• Dataset section:

========================================

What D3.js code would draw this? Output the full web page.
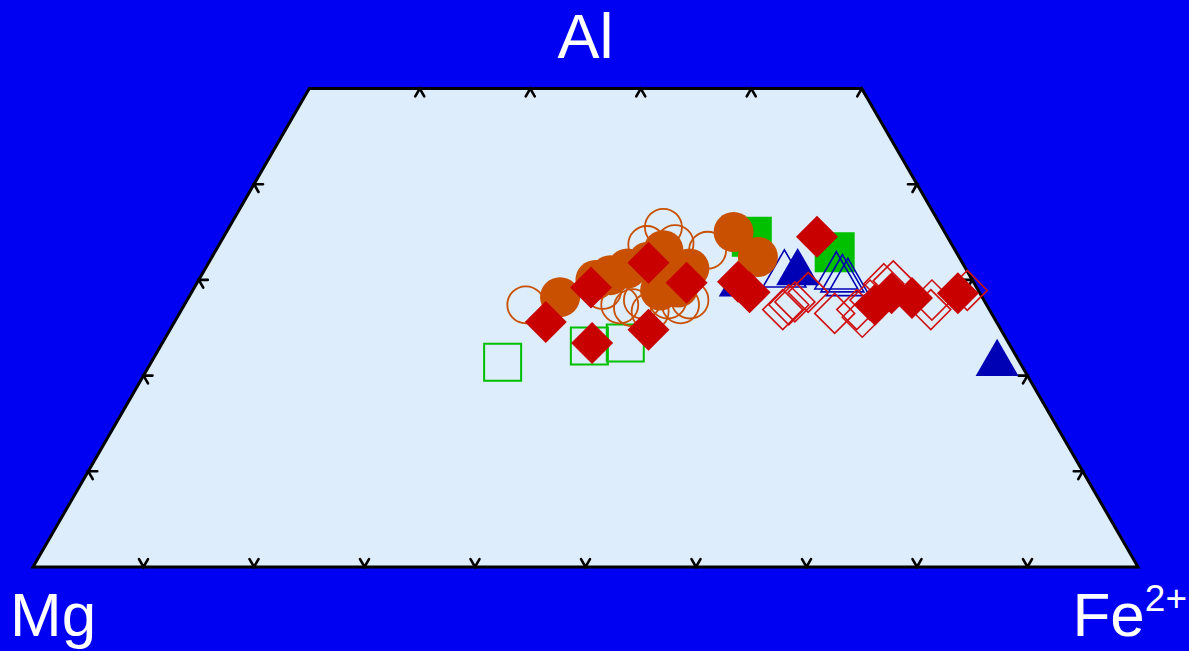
<!DOCTYPE html>
<html>
<head>
<meta charset="utf-8">
<script src="https://cdn.jsdelivr.net/npm/d3@7"></script>
<style>
  html, body { margin: 0; padding: 0; background: #0000f2; }
  svg { display: block; }
  text { font-family: "Liberation Sans", Arial, sans-serif; fill: #ffffff; }
</style>
</head>
<body>
<svg id="chart" width="1189" height="651"></svg>
<script>
// Compositions as [Al %, Fe2+ %]; Mg makes up the remainder.
const greenOpenSquares = [[21.4, 31.8], [23.1, 38.8], [23.4, 41.9]];
const greenFilledSquares = [[34.5, 47.8], [32.9, 56.1]];

const blueOpenTriangles = [[31.2, 52.4], [31.0, 57.2], [30.7, 57.9], [30.3, 58.6]];
const blueFilledTriangles = [[30.2, 48.9], [31.4, 53.5], [21.9, 76.3]];

const orangeOpenCircles = [
  [27.4, 30.9], [35.5, 39.3], [33.7, 38.7], [33.8, 41.2], [33.1, 44.5],
  [27.4, 39.4], [27.1, 40.7], [27.9, 41.2], [27.4, 44.9], [27.9, 45.5],
  [28.9, 37.1], [27.9, 43.5], [26.7, 42.5]
];
const orangeFilledCircles = [
  [28.2, 33.6], [30.0, 35.9], [30.5, 37.0], [31.2, 38.2], [31.9, 39.7],
  [33.1, 40.5], [31.0, 42.3], [31.2, 43.8], [28.9, 42.3], [29.2, 43.8],
  [35.0, 45.9], [32.4, 49.4]
];

const redOpenDiamonds = [
  [26.9, 54.4], [27.4, 54.7], [27.7, 55.1], [28.7, 55.8], [26.5, 59.3],
  [26.9, 61.1], [26.1, 62.0], [27.9, 61.8], [29.6, 62.2], [29.9, 62.9],
  [27.9, 67.4], [26.9, 67.8], [28.9, 70.1]
];
const redFilledDiamonds = [
  [25.6, 33.6], [29.2, 35.9], [23.4, 38.9], [24.8, 43.3], [31.8, 39.8],
  [29.7, 44.3], [29.8, 48.9], [28.7, 50.5], [34.5, 53.7], [27.4, 62.5],
  [28.6, 63.4], [28.1, 65.5], [28.6, 69.4]
];

// Tick positions (percent) along each side of the truncated triangle.
const bottomTicks = [10, 20, 30, 40, 50, 60, 70, 80, 90];   // Fe2+ along Al = 0
const topTicks = [10, 20, 30, 40, 50];                      // Fe2+ along Al = 50
const sideTicks = [10, 20, 30, 40];                         // Al along Mg and Fe2+ sides
const alMax = 50;

const svg = d3.select("#chart");
const W = 1189, H = 651;

svg.append("rect").attr("width", W).attr("height", H).attr("fill", "#0000f2");

// Horizontal scale runs along the base (Fe2+ + Al/2); vertical scale maps Al.
const x0 = 33, x1 = 1138, yBase = 567;
const side = x1 - x0;
const fullHeight = side * Math.sqrt(3) / 2;
const x = d3.scaleLinear().domain([0, 100]).range([x0, x1]);
const y = d3.scaleLinear().domain([0, 100]).range([yBase, yBase - fullHeight]);

const pt = (al, fe) => [x(fe + al / 2), y(al)];

// Plot area: Mg corner, Fe2+ corner, and the cut at Al = 50 %.
const outline = [pt(0, 0), pt(0, 100), pt(alMax, 100 - alMax), pt(alMax, 0)];
svg.append("path")
  .attr("d", d3.line()(outline) + "Z")
  .attr("fill", "#ddedfc")
  .attr("stroke", "#000")
  .attr("stroke-width", 3)
  .attr("stroke-linejoin", "miter");

// Tick marks: two short strokes along the grid directions that cross each side.
const c60 = 0.5, s60 = Math.sqrt(3) / 2, tl = 9;
const dirs = {
  upLeft: [-c60, -s60], upRight: [c60, -s60],
  downLeft: [-c60, s60], downRight: [c60, s60],
  left: [-1, 0], right: [1, 0]
};
const ticks = [];
bottomTicks.forEach(v => ticks.push({ p: pt(0, v), d: ["upLeft", "upRight"] }));
topTicks.forEach(v => ticks.push({ p: pt(alMax, v), d: ["downLeft", "downRight"] }));
sideTicks.forEach(v => ticks.push({ p: pt(v, 0), d: ["right", "downRight"] }));
sideTicks.forEach(v => ticks.push({ p: pt(v, 100 - v), d: ["left", "downLeft"] }));

const tickG = svg.append("g").attr("stroke", "#000").attr("stroke-width", 2.6)
  .attr("stroke-linecap", "round").attr("fill", "none");
ticks.forEach(t => {
  const [a, b] = t.d.map(k => dirs[k]);
  tickG.append("path").attr("d",
    `M${t.p[0] + a[0] * tl},${t.p[1] + a[1] * tl}L${t.p[0]},${t.p[1]}L${t.p[0] + b[0] * tl},${t.p[1] + b[1] * tl}`);
});

// Marker shapes centred on the origin.
const squarePath = s => `M${-s / 2},${-s / 2}h${s}v${s}h${-s}Z`;
const diamondPath = r => `M0,${-r}L${r},0L0,${r}L${-r},0Z`;
const trianglePath = w => {
  const h = w * Math.sqrt(3) / 2;
  return `M0,${-h / 2}L${w / 2},${h / 2}L${-w / 2},${h / 2}Z`;
};

function plot(data, shape, fill, stroke, strokeWidth) {
  svg.append("g").selectAll("path").data(data).join("path")
    .attr("transform", d => { const p = pt(d[0], d[1]); return `translate(${p[0]},${p[1]})`; })
    .attr("d", shape)
    .attr("fill", fill)
    .attr("stroke", stroke)
    .attr("stroke-width", strokeWidth);
}

plot(greenOpenSquares, squarePath(37), "none", "#00c000", 2);
plot(greenFilledSquares, squarePath(40), "#00c000", "none", 0);
plot(blueOpenTriangles, trianglePath(43), "none", "#0000b4", 1.6);
plot(blueFilledTriangles, trianglePath(43), "#0000b4", "none", 0);
svg.append("g").selectAll("circle").data(orangeOpenCircles).join("circle")
  .attr("cx", d => pt(d[0], d[1])[0]).attr("cy", d => pt(d[0], d[1])[1])
  .attr("r", 18.5).attr("fill", "none").attr("stroke", "#c85000").attr("stroke-width", 1.8);
svg.append("g").selectAll("circle").data(orangeFilledCircles).join("circle")
  .attr("cx", d => pt(d[0], d[1])[0]).attr("cy", d => pt(d[0], d[1])[1])
  .attr("r", 20).attr("fill", "#c85000");
plot(redOpenDiamonds, diamondPath(20), "none", "#d01010", 1.6);
plot(redFilledDiamonds, diamondPath(21), "#c80000", "none", 0);

// Corner labels
svg.append("text").attr("x", x(50)).attr("y", 58).attr("text-anchor", "middle")
  .attr("font-size", 63).text("Al");
svg.append("text").attr("x", 10).attr("y", 636).attr("font-size", 62).text("Mg");
const fe = svg.append("text").attr("x", 1187).attr("y", 636).attr("text-anchor", "end")
  .attr("font-size", 62);
fe.append("tspan").text("Fe");
fe.append("tspan").attr("font-size", 37).attr("dy", -25).text("2+");
</script>
</body>
</html>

========================================

• What you need to do: Restate only the lines running from the start of the material above through the line containing "53.5], [21.9, 76.3]];", ends included. No pictures.

• Result below:
What D3.js code would draw this? Output the full web page.
<!DOCTYPE html>
<html>
<head>
<meta charset="utf-8">
<script src="https://cdn.jsdelivr.net/npm/d3@7"></script>
<style>
  html, body { margin: 0; padding: 0; background: #0000f2; }
  svg { display: block; }
  text { font-family: "Liberation Sans", Arial, sans-serif; fill: #ffffff; }
</style>
</head>
<body>
<svg id="chart" width="1189" height="651"></svg>
<script>
// Compositions as [Al %, Fe2+ %]; Mg makes up the remainder.
const greenOpenSquares = [[21.4, 31.8], [23.1, 38.8], [23.4, 41.9]];
const greenFilledSquares = [[34.5, 47.8], [32.9, 56.1]];

const blueOpenTriangles = [[31.2, 52.4], [31.0, 57.2], [30.7, 57.9], [30.3, 58.6]];
const blueFilledTriangles = [[30.2, 48.9], [31.4, 53.5], [21.9, 76.3]];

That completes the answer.